Unlike other investments, fixed annuities can grow tax-deferred enabling your earnings to accumulate and compound without incurring federal, state, or local income taxes, until you start withdrawing money.

What is a Fixed Annuity?

An annuity is essentially a contract with an insurance company, whereby the investor makes a payment to the insurer in return for a salary or lump sum deposit at a later date. The earning potential of an annuity is influenced by the contract type, which can be broadly defined as fixed or variable.

Designed to protect investors against market risk, a fixed annuity offers a guaranteed interest rate regardless of the investment’s performance, while a variable annuity does not ensure an interest rate as its dependent on the peaks and troughs of the market.
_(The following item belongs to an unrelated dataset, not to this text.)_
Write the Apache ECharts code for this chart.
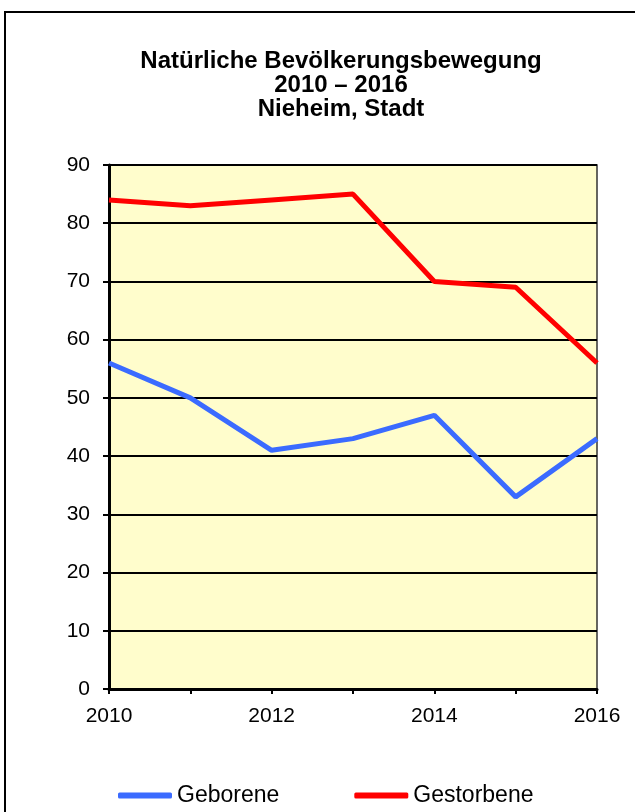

Retirees who are adverse to high-risk investments are therefore often attracted to fixed annuities due to their predictability.

Different Types of Fixed Annuities

There are two main types of fixed annuities—immediate and deferred.

Immediate Fixed Annuities

Immediate fixed annuities deliver guaranteed income payments straight after you have deposited your lump sum payment. These products are also known as Single Premium Immediate Annuities. Once payments begin, you can no longer access the principle you have invested, but instead, receive regular payments from the insurance company. These annuities can be set up to deliver income for the remainder of your life.

Who Are Immediate Fixed Annuities Suited For?

If you want to guarantee a steady stream of income that covers a decent portion of your monthly expenses for as long as you live, a fixed immediate annuity is a good idea, especially since you could potentially lock in a higher interest rate than what the banks are offering. However, as payments are received immediately, you’ll only want to consider this option if you’re already retired, or retiring very soon.

Deferred Fixed Annuities

Deferred fixed annuities are best described as the insurance industry’s version of a long-term savings account. Essentially, deferred annuities delay income installments or lump-sum payments until the investor chooses to receive it. These investment products begin with a saving phase, during which you deposit money into the investment account, followed by an income phase where the insurance company starts paying you, usually, once you retire to replace your income.

Who Are Deferred Fixed Annuities Suited For?

A deferred fixed annuity is a wise investment for those who are in the planning stages of retirement and still at least 10 years off leaving the workforce. However, choosing an annuity with a guaranteed income rider is recommended. An income rider ensures a minimum income throughout your retirement years. So even if the market takes a plummet just as you’re about to retire, you’ll still receive the agreed amount. This product is all about securing a guaranteed profit, which is great for individuals looking for a set-and-forget investment with minimal stress.

Investigate Before You Buy

Fixed annuities can be a safe and rewarding investment with an array of additional benefits, including tax-deferred growth, flexible terms, and death benefits. However, like all investments, fixed annuities must be handled with care. It’s essential your research the financial strength of the insurance company to protect against losing your principal and make sure you read all fine print, so you don’t find yourself trapped in an investment that delivers less and less interest year after year.